Coppola does not aspire for historical accuracy or the motions of a conventional biopic, which is probably why the French booed it out of Cannes; Marie Antoinette is the past interpreted by an artist resolved to ground herself in the present. Coppola claims ownership of Marie and her story, flirting with parallels to her own sheltered, privileged upbringing as Hollywood royalty: ‘80s post-punk and new wave blares as Marie frolics through the Hall of Mirrors wearing high-top Chucks, signaling its apposition to the Coppola household circa 1986. Anachronism, in this case, is a tool for branding possession; consequently Coppola is adopting French history as her own. If this constitutes disrespect (and I suppose it does), this is perfectly warranted (I, of course, am not French): Marie Antoinette is so far the most artistically daring and innovative film of the year, a gorgeous masterpiece by the most polarizing filmmaker of her generation taking on the most reviled and revered woman in history; it’s a refreshing little revolution masquerading as a confectionary trifle.

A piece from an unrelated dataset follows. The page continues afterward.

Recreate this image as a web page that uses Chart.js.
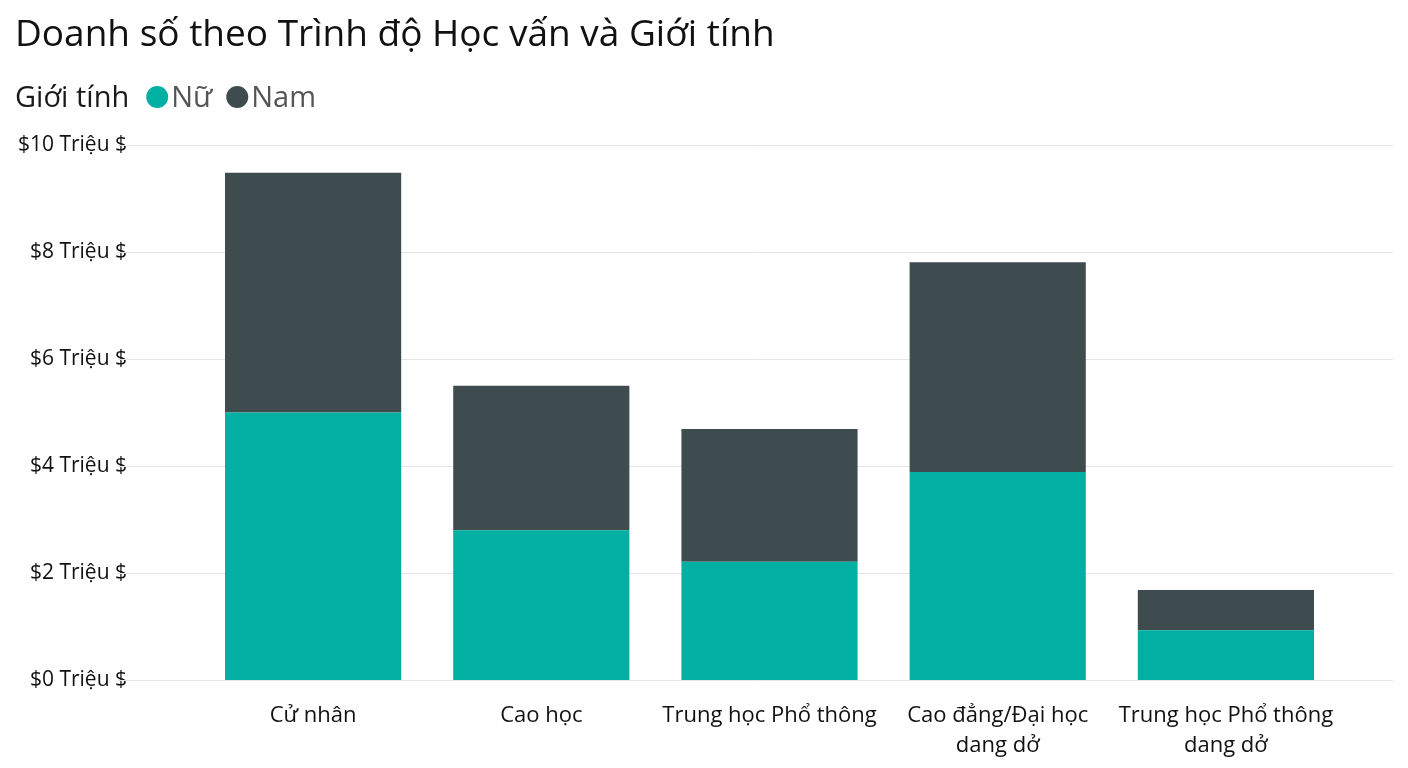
<!DOCTYPE html>
<html>
<head>
<meta charset="utf-8">
<script src="https://cdn.jsdelivr.net/npm/chart.js@4.4.1/dist/chart.umd.min.js"></script>
<style>
  html, body { margin: 0; padding: 0; background: #fff; }
  #wrap { width: 1408px; height: 768px; }
</style>
</head>
<body>
<div id="wrap"><canvas id="salesChart"></canvas></div>
<script>
// Data (millions of $)
const educationLevels = [
    'Cử nhân',
    'Cao học',
    'Trung học Phổ thông',
    ['Cao đẳng/Đại học', 'dang dở'],
    ['Trung học Phổ thông', 'dang dở']
];
const femaleSales = [5.0, 2.8, 2.21, 3.89, 0.93];
const maleSales = [4.48, 2.7, 2.48, 3.92, 0.75];
const yTicks = [0, 2, 4, 6, 8, 10];

const FONT = '"Open Sans", "Noto Sans", sans-serif';
const TEAL = '#01b0a3';
const DARK = '#3e4b4f';

// Title + inline legend, and grid lines that run wider than the bars
const headerPlugin = {
    id: 'header',
    beforeDatasetsDraw(chart) {
        const ctx = chart.ctx;
        const y = chart.scales.y;
        ctx.save();
        ctx.strokeStyle = '#e5e5e5';
        ctx.lineWidth = 1;
        y.ticks.forEach(t => {
            const py = Math.round(y.getPixelForValue(t.value)) + 0.5;
            ctx.beginPath();
            ctx.moveTo(118, py);
            ctx.lineTo(1393, py);
            ctx.stroke();
        });
        ctx.restore();
    },
    afterDraw(chart) {
        const ctx = chart.ctx;
        ctx.save();
        ctx.textBaseline = 'alphabetic';
        ctx.fillStyle = '#111';
        ctx.font = '37px ' + FONT;
        ctx.fillText('Doanh số theo Trình độ Học vấn và Giới tính', 15, 46);

        ctx.font = '29px ' + FONT;
        ctx.fillStyle = '#1a1a1a';
        ctx.fillText('Giới tính', 15, 107);
        let x = 15 + ctx.measureText('Giới tính').width + 17;
        chart.data.datasets.forEach(ds => {
            ctx.fillStyle = ds.backgroundColor;
            ctx.beginPath();
            ctx.arc(x + 11, 97, 11, 0, Math.PI * 2);
            ctx.fill();
            ctx.fillStyle = '#555';
            ctx.fillText(ds.label, x + 25, 107);
            x += 25 + ctx.measureText(ds.label).width + 14;
        });
        ctx.restore();
    }
};

const ctx = document.getElementById('salesChart').getContext('2d');
const salesChart = new Chart(ctx, {
    type: 'bar',
    data: {
        labels: educationLevels,
        datasets: [
            { label: 'Nữ', data: femaleSales, backgroundColor: TEAL },
            { label: 'Nam', data: maleSales, backgroundColor: DARK }
        ]
    },
    options: {
        responsive: true,
        maintainAspectRatio: false,
        animation: false,
        layout: { padding: { top: 145, right: 68, bottom: 0, left: 0 } },
        plugins: {
            legend: { display: false },
            title: { display: false },
            tooltip: { enabled: false }
        },
        datasets: {
            bar: { categoryPercentage: 1, barPercentage: 0.772 }
        },
        scales: {
            x: {
                stacked: true,
                grid: { display: false, drawTicks: false },
                border: { display: false },
                afterFit(scale) { scale.height = 88; },
                ticks: {
                    color: '#111',
                    padding: 21,
                    maxRotation: 0,
                    font: { family: FONT, size: 22, lineHeight: 1.36 }
                }
            },
            y: {
                stacked: true,
                min: 0,
                max: 10,
                afterFit(scale) { scale.width = 199; },
                afterBuildTicks(scale) { scale.ticks = yTicks.map(v => ({ value: v })); },
                grid: { display: false, drawTicks: false },
                border: { display: false },
                ticks: {
                    color: '#111',
                    padding: 72,
                    font: { family: FONT, size: 21 },
                    callback: v => '$' + v + ' Triệu $'
                }
            }
        }
    },
    plugins: [headerPlugin]
});
</script>
</body>
</html>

There is little mention of the poverty and collective grumblings outside the walls of Versailles: the series of events we are all familiar with–the storming of the Bastille, and then of Versailles; the royal couple’s imprisonment and beheading – are viewed through a fatalistic, if wholly clueless aperture. This is history based on perception and not fact: the film is almost told through Marie’s first-person consciousness; we are made to adapt to her ignorance and unawareness, insulated by the thunderous hearsay – whispers of the court and reverie of the Versailles nightlife. A girl obliged to party and have fun and be promiscuous has no necessity for the complications of affairs of the state. This is not antifeminism but the unabashed celebration of teenage indifference and self-absorption. Coppola even decidedly omits Marie’s infamous beheading, allowing the credits to roll as soon as she is forced out of Versailles; her life, one of luxury and opulence and debauchery, had already ended then.

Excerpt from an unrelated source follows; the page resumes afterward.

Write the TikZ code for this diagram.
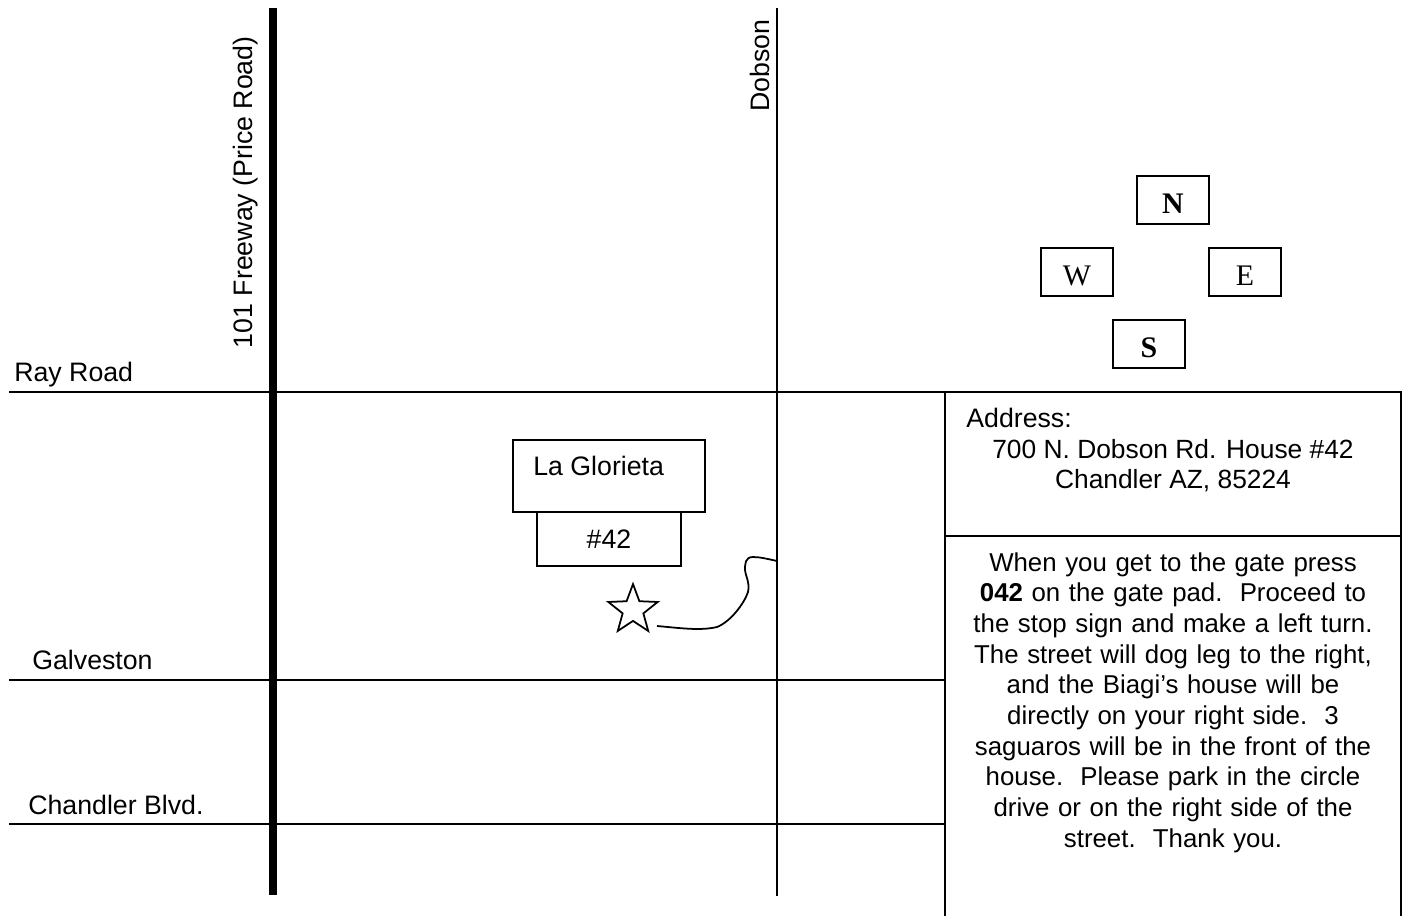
\documentclass[tikz,border=0pt]{standalone}
\usepackage{fontspec}
\setmainfont{Liberation Sans}
\newfontfamily\dirserif{Liberation Serif}
\usepackage{tikz}
\usetikzlibrary{positioning,shapes.geometric,calc}
\tikzset{
  road/.style={line width=1pt},
  freeway/.style={line width=4.5pt},
  maplabel/.style={inner sep=0pt,font=\fontsize{15.2}{17.6}\selectfont},
  dirbox/.style={draw,line width=1pt,minimum width=41pt,minimum height=27.5pt,inner sep=0pt,text height=15.8pt,text depth=0pt,font=\fontsize{17}{19}\dirserif},
  lotbox/.style={draw,line width=1pt,inner sep=0pt},
}
\begin{document}
\begin{tikzpicture}[x=0.02cm,y=-0.02cm]
  \useasboundingbox (0,0) rectangle (1408,916);
  %% roads
  \coordinate (rayw) at (9,392);
  \coordinate (raye) at (1065,392);
  \coordinate (galw) at (9,680);
  \coordinate (gale) at (945,680);
  \coordinate (chaw) at (9,824);
  \coordinate (chae) at (945,824);
  \coordinate (frn) at (273,8);
  \coordinate (frs) at (273,895);
  \coordinate (dobn) at (777,8);
  \coordinate (dobs) at (777,896);
  \draw[road] (rayw) -- (raye);
  \draw[road] (galw) -- (gale);
  \draw[road] (chaw) -- (chae);
  \draw[freeway] (frn) -- (frs);
  \draw[road] (dobn) -- (dobs);

  \node (ray)[maplabel,anchor=base west] at (14,381) {Ray Road};
  \node (gal)[maplabel,anchor=base west] at (32,669) {Galveston};
  \node (cha)[maplabel,anchor=base west] at (28,814) {Chandler Blvd.};
  \node (free)[maplabel,rotate=90,anchor=base east] at (252,36) {101 Freeway (Price Road)};
  \node (dob)[maplabel,rotate=90,anchor=base east] at (769,19) {Dobson};

  %% compass
  \node (n)[dirbox] at (1173,200) {\textbf{N}};
  \node (w)[dirbox] at (1077,272) {W};
  \node (e)[dirbox] at (1245,272) {E};
  \node (s)[dirbox] at (1149,344) {\textbf{S}};

  %% buildings
  \node (glor)[lotbox,minimum width=109pt,minimum height=41pt] at (609,476) {};
  \node (glortext)[maplabel,anchor=base west] at (533,475) {La Glorieta};
  \node (lot)[lotbox,minimum width=82pt,minimum height=30.7pt,below=-1pt of glor,font=\fontsize{15.2}{17.6}\selectfont] {\#42};
  \node (star)[draw,star,star points=5,star point ratio=2.38,minimum size=29.5pt,inner sep=0pt,line width=1pt] at (633,610) {};
  \coordinate (dobturn) at (777,561);
  \coordinate (startail) at (657,626);
  \draw[line width=1pt] (dobturn) .. controls (768,559) and (760,557) .. (753,557)
    .. controls (745,557) and (745,564) .. (745,570)
    .. controls (746,578) and (750,582) .. (748,592)
    .. controls (744,604) and (730,622) .. (717,627)
    .. controls (700,631) and (680,628) .. (startail);

  %% text boxes
  \coordinate (boxnw) at (945,392);
  \coordinate (boxne) at (1401,392);
  \coordinate (boxmw) at (945,536);
  \coordinate (boxme) at (1401,536);
  \coordinate (boxsw) at (945,916);
  \coordinate (boxse) at (1401,916);
  \draw[road] (boxsw) -- (boxnw) -- (boxne) -- (boxse);
  \draw[road] (boxmw) -- (boxme);
  \node (addrhead)[maplabel,anchor=base west] at (966,427) {Address:};
  \node (addr)[maplabel,anchor=north,align=center,font=\fontsize{15}{17.1}\selectfont] at (1173,439) {700 N. Dobson Rd. House \#42\\Chandler AZ, 85224};
  \node (howto)[maplabel,anchor=north,align=center,text width=270pt,font=\fontsize{14.7}{17.45}\selectfont] at (1173,552) {When you get to the gate press\\\textbf{042} on the gate pad.\ \ Proceed to\\the stop sign and make a left turn.\\The street will dog leg to the right,\\and the Biagi's house will be\\directly on your right side.\ \ 3\\saguaros will be in the front of the\\house.\ \ Please park in the circle\\drive or on the right side of the\\street.\ \ Thank you.};
\end{tikzpicture}
\end{document}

Engrave Milena Canonero’s name onto her costume design Oscar already: taffeta and silk combust onscreen as the sumptuous fashion of the court are sent down the runway; it is, as in The Devil Wears Prada, sartorial porn unseen in cinema for years. Longtime Coppola collaborator Lance Acord shoots Versailles with an eye of sanguine wonder that shifts from passivity to intimacy with the jolt of thrilling, youthful temperament. Naturally, the sunlight-through-leaves shot requisite in any Sofia Coppola film is present.

As Gang of Four sings to open the film, "The problem of leisure/What to do for pleasure." The hedonism and decadence of Versailles was not driven by the need for money but the search for the life of pleasure that money brought. Kirsten Dunst gives the performance of her career as Marie; she speaks as a SoCal valley girl frustrated with the pressures of relationships and mean girls, fully realizing the Queen as just another teenager coping with the trappings of being used as a pawn in the solidification of an international alliance. Coppola using Dunst’s portrayal to identify her own childhood with Marie’s is an act of sheer audacity and heedless vanity; it is laudable how witty and entertaining the results are. Her hipster-auteurist posturing has never felt more vital and justifiable.

She strays from declaring Marie Antoinette as revisionist history because the debatable historical inaccuracies are beside of the point of conceit. Instead Coppola decides to overhaul the fundamental and stubbornly unimpeachable principles of the period piece, the stodgy and stuffy precepts of the costume drama: she brings together the past and the present to create an electric urgency that defies the constraints of time, boldly striving for the revisionism of an entire genre. Sofia Coppola is an artist, not a historian, and she never forgets that; Marie Antoinette is her bold gesture in concluding her trilogy of girlhood, an incredibly lavish and modern exploration of the teenage psyche that is also one of the greatest teen films ever made.